TOPIC: The depiction of Tswane home spaces in rock engravings
SPEAKER: Simon Hall
A dominant motif in the rock engraving of southern African Bantu-speaking farmers is the depiction of household and homestead space. In this presentation Simon Hall will focus on rock engravings made by ancestral Southern Tswana-speaking cattle and cereal farmers in the Northern Cape that date to the last 300 years.
“Using ethnographic sources I outline the spatial layout of the Tswana house that is represented in these engravings. As all houses do, the Tswana house provided the physical setting within which domestic work, activity and production took place. This architecture was also the arena of social reproduction, and the Tswana house layout can be ‘read’ as a ‘map’ of activity areas that underpinned the roles and responsibilities of husbands and wives.
It is against this background that I discuss the question as to why people engraved plans of Tswana households. I suggest that the act of representing their houses took place in the context of female initiation and their transformation into the responsibilities of adulthood.
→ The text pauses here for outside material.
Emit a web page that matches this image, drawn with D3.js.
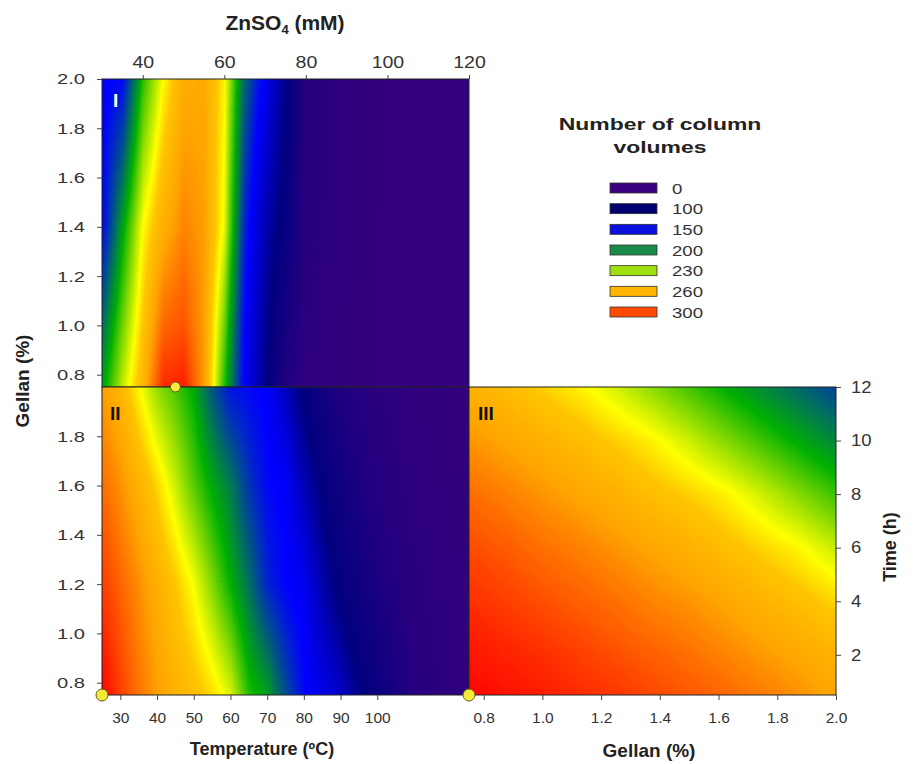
<!DOCTYPE html>
<html>
<head>
<meta charset="utf-8">
<script src="https://cdn.jsdelivr.net/npm/d3@7"></script>
<style>
  body { margin: 0; background: #fff; }
  text { font-family: "Liberation Sans", Arial, sans-serif; }
</style>
</head>
<body>
<svg id="chart" width="914" height="764"></svg>
<script>
// colour stops of the surfaces (number of column volumes)
var levels = [0, 100, 150, 200, 235, 245, 260, 300];
var levelColors = ["#33007f", "#000080", "#0000ff", "#00b000", "#ffff00", "#ffc400", "#ffa500", "#ff0000"];

// legend entries
var legendValues = ["0", "100", "150", "200", "230", "260", "300"];
var legendColors = ["#3a0082", "#000070", "#0a10e0", "#1a8a4a", "#a0e010", "#ffb400", "#ff4a00"];

// panel I : ZnSO4 (mM) vs gellan (%)
var znso4 = [30, 35, 40, 45, 50, 55, 60, 65, 70, 75, 80, 90, 100, 120];
var gellanRowsI = [2.0, 1.4, 1.0, 0.75];
var volumesI = [
  [148, 152, 205, 235, 256, 258, 237, 178, 145, 105, 30, 5, 0, 0],
  [150, 196, 235, 255, 268, 262, 232, 160, 120, 90, 25, 4, 0, 0],
  [180, 215, 245, 275, 280, 262, 215, 150, 110, 60, 15, 3, 0, 0],
  [195, 226, 252, 290, 293, 262, 205, 148, 105, 40, 10, 2, 0, 0]
];

// panel II : temperature (ºC) vs gellan (%)
var temperature = [25, 30, 35, 40, 45, 50, 55, 60, 65, 70, 75, 80, 90, 100, 110, 125];
var gellanRowsII = [2.0, 1.6, 1.2, 0.75];
var volumesII = [
  [262, 252, 236, 220, 210, 198, 174, 155, 152, 148, 125, 95, 40, 15, 5, 0],
  [274, 265, 254, 242, 228, 212, 198, 185, 165, 152, 148, 122, 70, 30, 10, 0],
  [286, 276, 266, 255, 245, 234, 218, 200, 182, 160, 150, 145, 92, 50, 18, 2],
  [300, 285, 272, 262, 254, 248, 241, 230, 205, 195, 172, 152, 128, 80, 25, 5]
];

// panel III : gellan (%) vs time (h)
var gellanCols = [0.75, 0.875, 1.0, 1.125, 1.25, 1.375, 1.5, 1.625, 1.75, 1.875, 2.0];
var timeRows = [12, 10, 8, 6, 4, 2, 0.5];
var volumesIII = [
  [254, 249, 243, 237, 229, 219, 209, 199, 189, 179, 169],
  [264, 259, 254, 249, 243, 237, 228, 218, 208, 198, 188],
  [274, 269, 264, 259, 254, 248, 243, 237, 228, 218, 208],
  [282, 278, 273, 269, 264, 259, 254, 248, 242, 236, 227],
  [289, 285, 281, 277, 273, 268, 264, 259, 253, 248, 242],
  [295, 292, 289, 285, 281, 277, 273, 268, 263, 258, 253],
  [299, 296, 293, 290, 287, 283, 279, 275, 270, 265, 258]
];

// optimum points
var optimumI = [48, 0.75];     // ZnSO4, gellan
var optimumII = [25, 0.75];    // temperature, gellan
var optimumIII = [0.75, 0.5];  // gellan, time

var svg = d3.select("#chart");

var xZn = d3.scaleLinear().domain([30, 120]).range([102, 469]);
var yI = d3.scaleLinear().domain([0.75, 2.0]).range([387, 79]);
var xT = d3.scaleLinear().domain([25, 125]).range([102, 469]);
var yII = d3.scaleLinear().domain([0.75, 2.0]).range([695, 387]);
var xG = d3.scaleLinear().domain([0.75, 2.0]).range([469, 836]);
var yTime = d3.scaleLinear().domain([0.5, 12]).range([695, 387]);

var color = d3.scaleLinear().domain(levels).range(levelColors).clamp(true);
var lut = d3.range(0, 301).map(function(v) { return d3.rgb(color(v)); });

// bilinear lookup in a grid of readings
function surface(xs, ys, grid) {
  var fi = d3.scaleLinear().domain(xs).range(d3.range(xs.length)).clamp(true);
  var fj = d3.scaleLinear().domain(ys).range(d3.range(ys.length)).clamp(true);
  return function(x, y) {
    var a = fi(x), b = fj(y);
    var i = Math.min(Math.floor(a), xs.length - 2), j = Math.min(Math.floor(b), ys.length - 2);
    var tx = a - i, ty = b - j;
    var top = grid[j][i] * (1 - tx) + grid[j][i + 1] * tx;
    var bot = grid[j + 1][i] * (1 - tx) + grid[j + 1][i + 1] * tx;
    return top * (1 - ty) + bot * ty;
  };
}

function drawField(xs, ys, f) {
  var x0 = xs.range()[0], x1 = xs.range()[1];
  var y0 = ys.range()[1], y1 = ys.range()[0];
  var w = Math.round(x1 - x0), h = Math.round(y1 - y0);
  var canvas = document.createElement("canvas");
  canvas.width = w; canvas.height = h;
  var ctx = canvas.getContext("2d");
  var img = ctx.createImageData(w, h);
  for (var j = 0; j < h; j++) {
    var yv = ys.invert(y0 + j + 0.5);
    for (var i = 0; i < w; i++) {
      var v = f(xs.invert(x0 + i + 0.5), yv);
      var c = lut[Math.max(0, Math.min(300, Math.round(v)))];
      var k = (j * w + i) * 4;
      img.data[k] = c.r; img.data[k + 1] = c.g; img.data[k + 2] = c.b; img.data[k + 3] = 255;
    }
  }
  ctx.putImageData(img, 0, 0);
  svg.append("image")
    .attr("x", x0).attr("y", y0)
    .attr("width", w).attr("height", h)
    .attr("preserveAspectRatio", "none")
    .attr("href", canvas.toDataURL());
  svg.append("rect")
    .attr("x", x0).attr("y", y0)
    .attr("width", w).attr("height", h)
    .attr("fill", "none")
    .attr("stroke", "#222")
    .attr("stroke-width", 1);
}

drawField(xZn, yI, surface(znso4, gellanRowsI, volumesI));
drawField(xT, yII, surface(temperature, gellanRowsII, volumesII));
drawField(xG, yTime, surface(gellanCols, timeRows, volumesIII));

// the source figure has some labels stretched sideways
function stretch(sel, sx) {
  sel.each(function() {
    var t = d3.select(this);
    var x = +t.attr("x") || 0, y = +t.attr("y") || 0;
    t.attr("x", 0).attr("y", 0)
      .attr("transform", "translate(" + x + "," + y + ") scale(" + sx + ",1)");
  });
}

function styleAxis(size, sx) {
  return function(g) {
    g.select(".domain").remove();
    g.selectAll(".tick line").attr("stroke", "#444");
    g.selectAll(".tick text")
      .attr("fill", "#333")
      .style("font-size", size + "px")
      .style("font-family", "'Liberation Sans', Arial, sans-serif");
    if (sx) stretch(g.selectAll(".tick text"), sx);
  };
}

svg.append("g").attr("transform", "translate(102,0)")
  .call(d3.axisLeft(yI).tickValues([0.8, 1.0, 1.2, 1.4, 1.6, 1.8, 2.0]).tickFormat(d3.format(".1f")).tickSize(5).tickPadding(12))
  .call(styleAxis(15.5, 1.3));
svg.append("g").attr("transform", "translate(102,0)")
  .call(d3.axisLeft(yII).tickValues([0.8, 1.0, 1.2, 1.4, 1.6, 1.8]).tickFormat(d3.format(".1f")).tickSize(5).tickPadding(12))
  .call(styleAxis(15.5, 1.3));
svg.append("g").attr("transform", "translate(0,79)")
  .call(d3.axisTop(xZn).tickValues([40, 60, 80, 100, 120]).tickSize(4).tickPadding(7))
  .call(styleAxis(17, 1.15));
svg.append("g").attr("transform", "translate(0,695)")
  .call(d3.axisBottom(xT).tickValues(d3.range(30, 101, 10)).tickSize(5).tickPadding(12))
  .call(styleAxis(15.5));
svg.append("g").attr("transform", "translate(0,695)")
  .call(d3.axisBottom(xG).tickValues([0.8, 1.0, 1.2, 1.4, 1.6, 1.8, 2.0]).tickFormat(d3.format(".1f")).tickSize(5).tickPadding(12))
  .call(styleAxis(15.5));
svg.append("g").attr("transform", "translate(836,0)")
  .call(d3.axisRight(yTime).tickValues([2, 4, 6, 8, 10, 12]).tickSize(5).tickPadding(10))
  .call(styleAxis(16.5, 1.12));

// axis titles
var title = svg.append("text")
  .attr("x", 285).attr("y", 30)
  .attr("text-anchor", "middle")
  .style("font-size", "21px").style("font-weight", "bold").attr("fill", "#222");
title.append("tspan").text("ZnSO");
title.append("tspan").attr("dy", 4).style("font-size", "13px").text("4");
title.append("tspan").attr("dy", -4).text(" (mM)");

svg.append("text")
  .attr("transform", "translate(29,381) rotate(-90)")
  .attr("text-anchor", "middle")
  .style("font-size", "19px").style("font-weight", "bold").attr("fill", "#222")
  .text("Gellan (%)");

svg.append("text")
  .attr("x", 262).attr("y", 755)
  .attr("text-anchor", "middle")
  .style("font-size", "18px").style("font-weight", "bold").attr("fill", "#222")
  .text("Temperature (ºC)");

svg.append("text")
  .attr("x", 649).attr("y", 757)
  .attr("text-anchor", "middle")
  .style("font-size", "19px").style("font-weight", "bold").attr("fill", "#222")
  .text("Gellan (%)");

svg.append("text")
  .attr("transform", "translate(896,547) rotate(-90)")
  .attr("text-anchor", "middle")
  .style("font-size", "18px").style("font-weight", "bold").attr("fill", "#222")
  .text("Time (h)");

// panel labels
svg.append("text").attr("x", 113).attr("y", 107)
  .style("font-size", "19px").style("font-weight", "bold").attr("fill", "#fff").text("I");
svg.append("text").attr("x", 110).attr("y", 420)
  .style("font-size", "19px").style("font-weight", "bold").attr("fill", "#111").text("II");
svg.append("text").attr("x", 478).attr("y", 420)
  .style("font-size", "19px").style("font-weight", "bold").attr("fill", "#111").text("III");

// optimum markers
[[xZn(optimumI[0]), yI(optimumI[1])],
 [xT(optimumII[0]), yII(optimumII[1])],
 [xG(optimumIII[0]), yTime(optimumIII[1])]].forEach(function(p, i) {
  svg.append("circle")
    .attr("cx", p[0]).attr("cy", p[1])
    .attr("r", i === 0 ? 5 : 6)
    .attr("fill", "#f5ec3a")
    .attr("stroke", "#6a5a10")
    .attr("stroke-width", 1);
});

// legend
var legend = svg.append("g");
legend.selectAll("text.head").data(["Number of column", "volumes"]).enter()
  .append("text").attr("class", "head")
  .attr("transform", function(d, i) { return "translate(660," + (130 + i * 23) + ") scale(1.35,1)"; })
  .attr("text-anchor", "middle")
  .style("font-size", "17px").style("font-weight", "bold").attr("fill", "#222")
  .text(function(d) { return d; });

var ly = d3.scalePoint().domain(legendValues).range([188, 312]);
var rows = legend.selectAll("g.item").data(legendValues).enter()
  .append("g").attr("class", "item")
  .attr("transform", function(d) { return "translate(0," + ly(d) + ")"; });
rows.append("rect")
  .attr("x", 610).attr("y", -5)
  .attr("width", 47).attr("height", 10)
  .attr("fill", function(d, i) { return legendColors[i]; })
  .attr("stroke", "#333").attr("stroke-width", 0.8);
rows.append("text")
  .attr("transform", "translate(672,5.5) scale(1.2,1)")
  .style("font-size", "15.5px").attr("fill", "#333")
  .text(function(d) { return d; });
</script>
</body>
</html>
Additionally, and most important to the question of what motivated people to explicitly depict the Tswana house, is the 18th and 19th century historical context that increasingly placed pressure on the social relationships that underpinned the stability of Tswana households”.
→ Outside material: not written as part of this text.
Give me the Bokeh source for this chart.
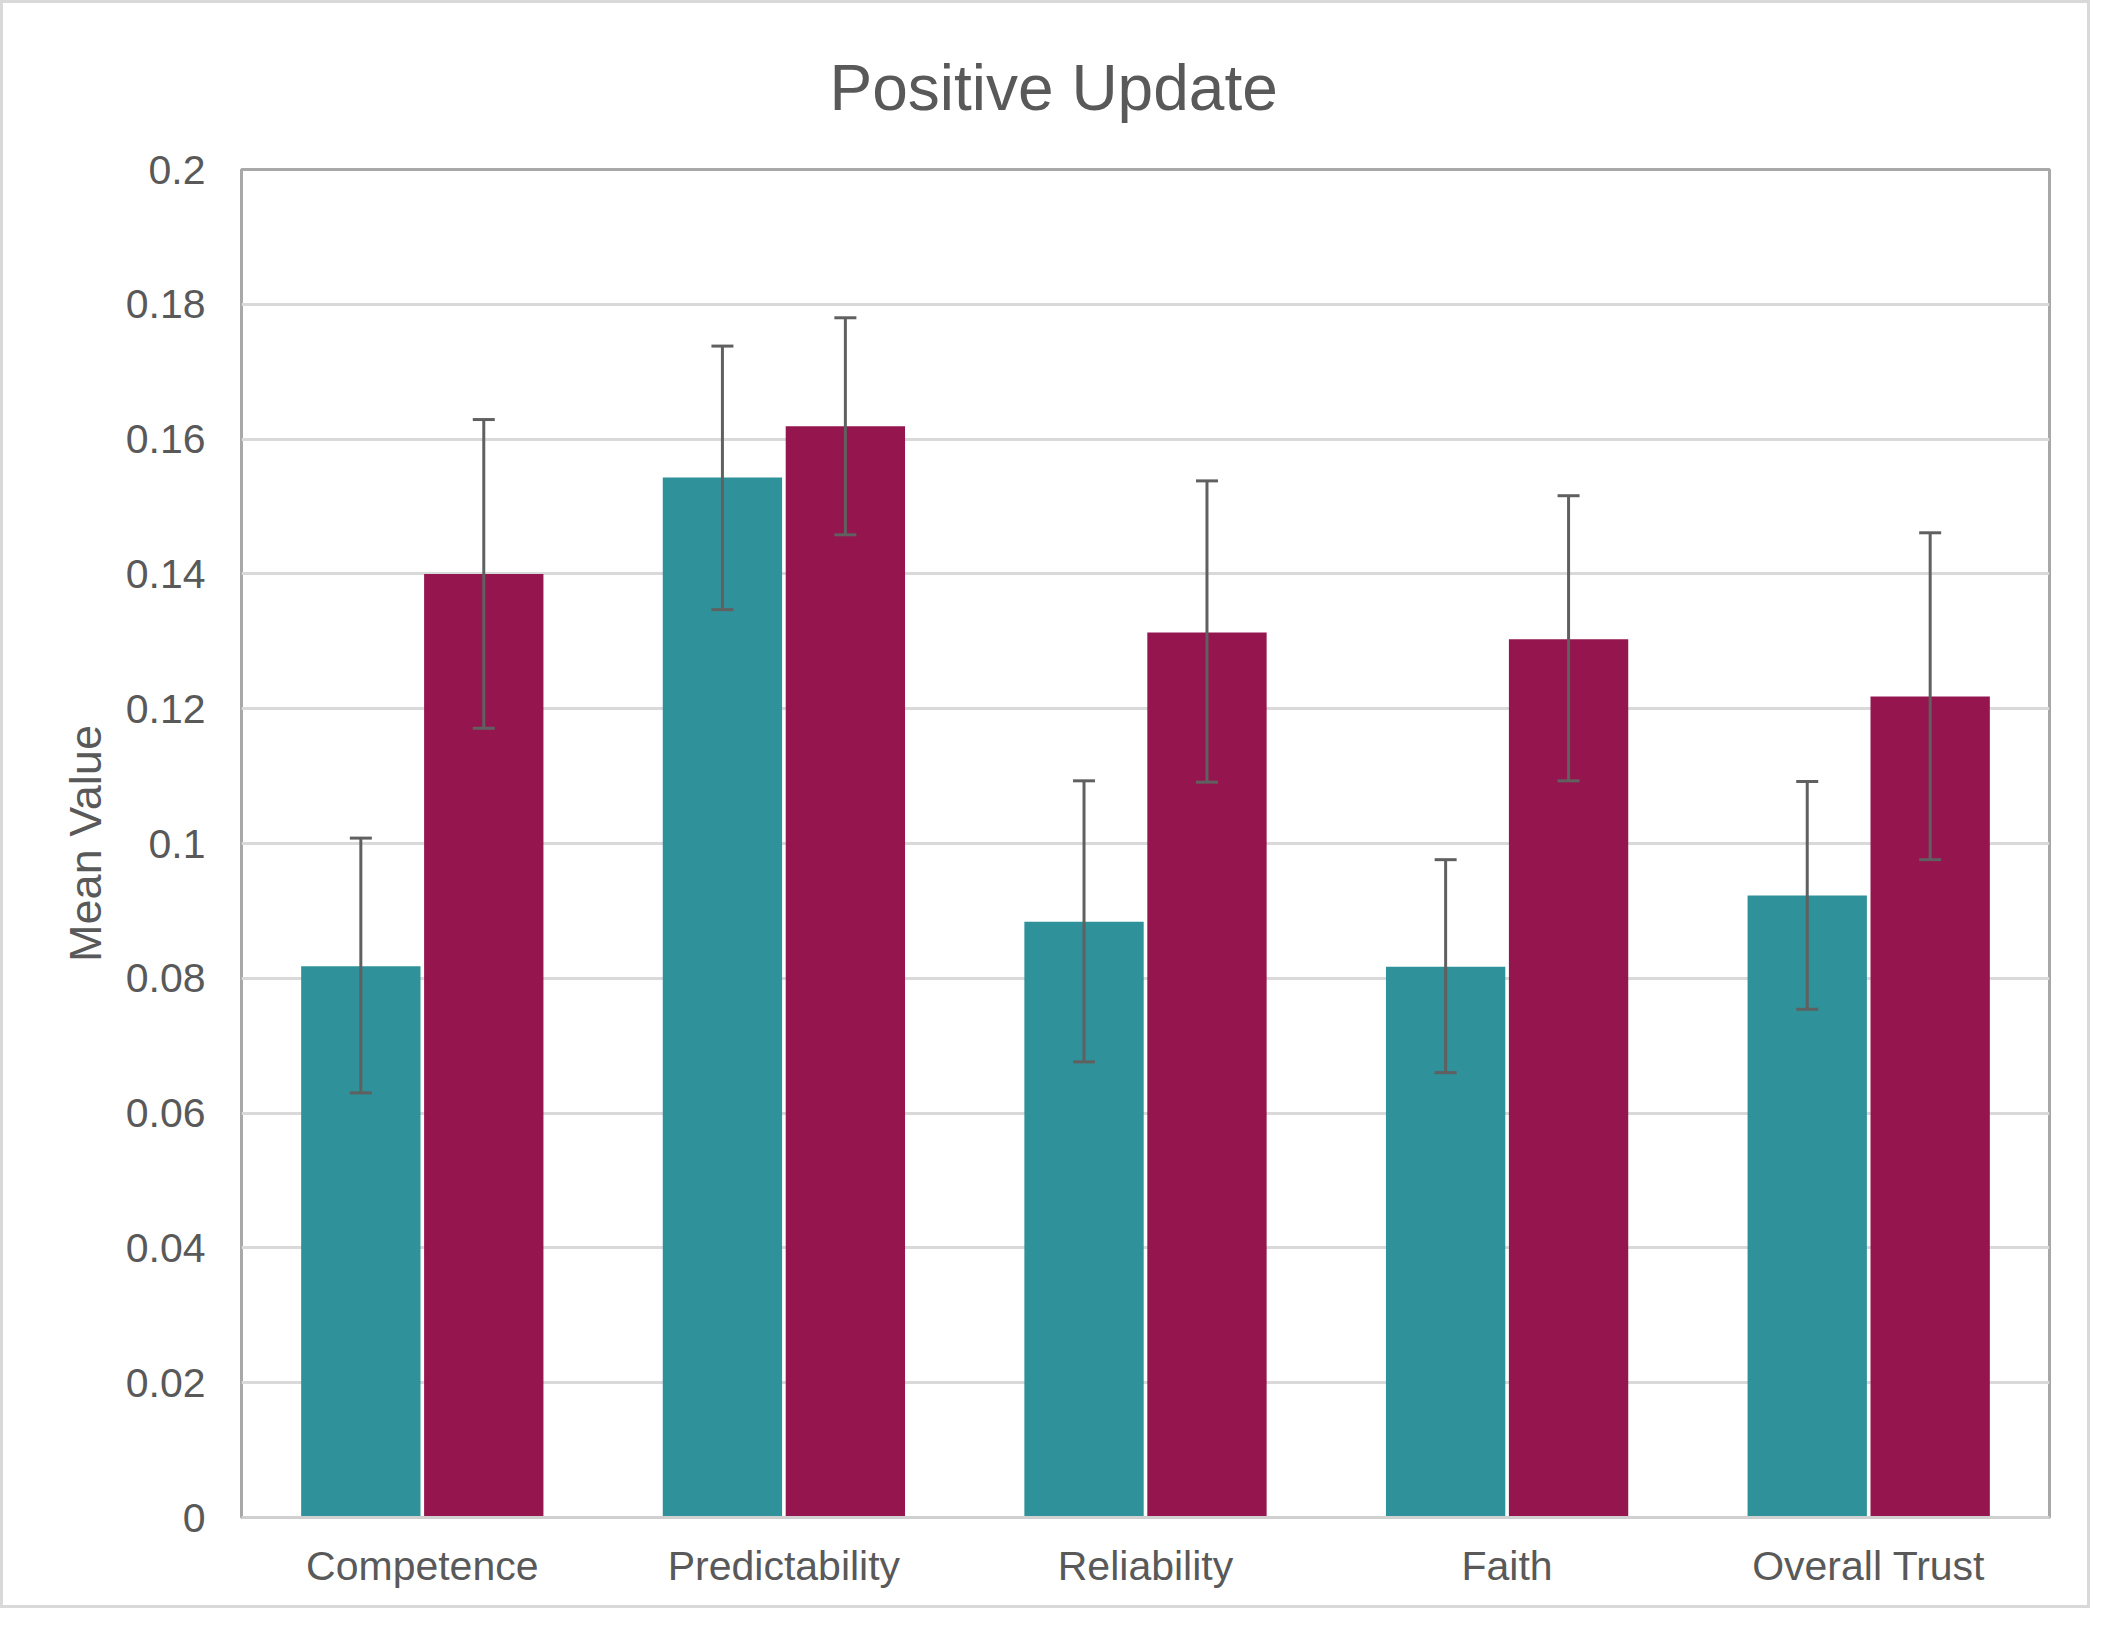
from bokeh.plotting import figure
from bokeh.models import ColumnDataSource, FactorRange, Range1d, FixedTicker, Whisker, TeeHead, Title
from bokeh.transform import dodge
from bokeh.embed import file_html
from bokeh.resources import INLINE

# ---- data ----
categories = ["Competence", "Predictability", "Reliability", "Faith", "Overall Trust"]
teal_means = [0.0818, 0.1543, 0.0884, 0.0817, 0.0923]
teal_upper = [0.1008, 0.1738, 0.1093, 0.0976, 0.1092]
teal_lower = [0.0630, 0.1347, 0.0676, 0.0660, 0.0754]
red_means = [0.1400, 0.1619, 0.1313, 0.1303, 0.1218]
red_upper = [0.1629, 0.1780, 0.1538, 0.1516, 0.1461]
red_lower = [0.1171, 0.1458, 0.1091, 0.1093, 0.0976]
y_ticks = [0.0, 0.02, 0.04, 0.06, 0.08, 0.1, 0.12, 0.14, 0.16, 0.18, 0.2]
y_tick_labels = ["0", "0.02", "0.04", "0.06", "0.08", "0.1", "0.12", "0.14", "0.16", "0.18", "0.2"]
title_text = "Positive Update"
y_label = "Mean Value"

TEAL = "#2F9199"
RED = "#95154F"
TEXT = "#595959"
FONT = "Liberation Sans"

source = ColumnDataSource(data=dict(
    cat=categories,
    teal=teal_means, teal_up=teal_upper, teal_lo=teal_lower,
    red=red_means, red_up=red_upper, red_lo=red_lower,
))

p = figure(
    x_range=FactorRange(*categories),
    y_range=Range1d(0, 0.2),
    width=2090, height=1608,
    output_backend="svg", toolbar_location=None,
    min_border_left=238, min_border_right=44,
    min_border_top=165, min_border_bottom=94,
)

# title, shifted so that it is centred on the whole chart rather than the frame
p.title = Title(text=title_text, align="left", offset=588, standoff=92,
                text_font=FONT, text_font_size="64px", text_font_style="normal",
                text_color=TEXT)

p.vbar(x=dodge("cat", -0.17, range=p.x_range), top="teal", width=0.33,
       source=source, fill_color=TEAL, line_color=None)
p.vbar(x=dodge("cat", 0.17, range=p.x_range), top="red", width=0.33,
       source=source, fill_color=RED, line_color=None)

for off, up, lo in [(-0.17, "teal_up", "teal_lo"), (0.17, "red_up", "red_lo")]:
    w = Whisker(source=source, base=dodge("cat", off, range=p.x_range),
                upper=up, lower=lo, line_color="#606060", line_width=3,
                level="overlay",
                upper_head=TeeHead(size=22, line_color="#606060", line_width=3),
                lower_head=TeeHead(size=22, line_color="#606060", line_width=3))
    p.add_layout(w)

# axes
p.yaxis.ticker = FixedTicker(ticks=y_ticks)
p.yaxis.major_label_overrides = {t: l for t, l in zip(y_ticks, y_tick_labels)}
p.yaxis.axis_label = y_label
p.yaxis.axis_label_text_font = FONT
p.yaxis.axis_label_text_font_size = "45px"
p.yaxis.axis_label_text_font_style = "normal"
p.yaxis.axis_label_text_color = TEXT
p.yaxis.axis_label_standoff = 12
p.yaxis.major_label_text_font = FONT
p.yaxis.major_label_text_font_size = "41px"
p.yaxis.major_label_text_color = TEXT
p.yaxis.major_label_standoff = 36
p.yaxis.major_tick_out = 0
p.yaxis.major_tick_in = 0
p.yaxis.major_tick_line_color = None
p.yaxis.minor_tick_line_color = None
p.yaxis.axis_line_color = None

p.xaxis.major_label_text_font = FONT
p.xaxis.major_label_text_font_size = "41px"
p.xaxis.major_label_text_color = TEXT
p.xaxis.major_label_standoff = 25
p.xaxis.major_tick_out = 0
p.xaxis.major_tick_in = 0
p.xaxis.major_tick_line_color = None
p.xaxis.minor_tick_line_color = None
p.xaxis.axis_line_color = "#d0d0d0"
p.xaxis.axis_line_width = 3

p.xgrid.grid_line_color = None
p.ygrid.grid_line_color = "#d9d9d9"
p.ygrid.grid_line_width = 3

p.outline_line_color = "#a8a8a8"
p.outline_line_width = 3
p.background_fill_color = "white"
p.border_fill_color = "white"
p.styles = {"border": "3px solid #d9d9d9", "box-sizing": "border-box"}

open("out.html", "w").write(file_html(p, INLINE))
Simon Hall is an Emeritus Associate Professor in the Department of Archaeology at UCT. His research focus is in the sub-field of Historical Archaeology, a multi-disciplinary area that combines material culture, text and oral evidence. He works on the recent history of Sotho-Tswana-speakers and on the interface between the Colonial and indigenous worlds through the 18th and 19th centuries, with a growing focus on change and continuity in Khoe, San and coloniser identity on the Northern Cape frontier.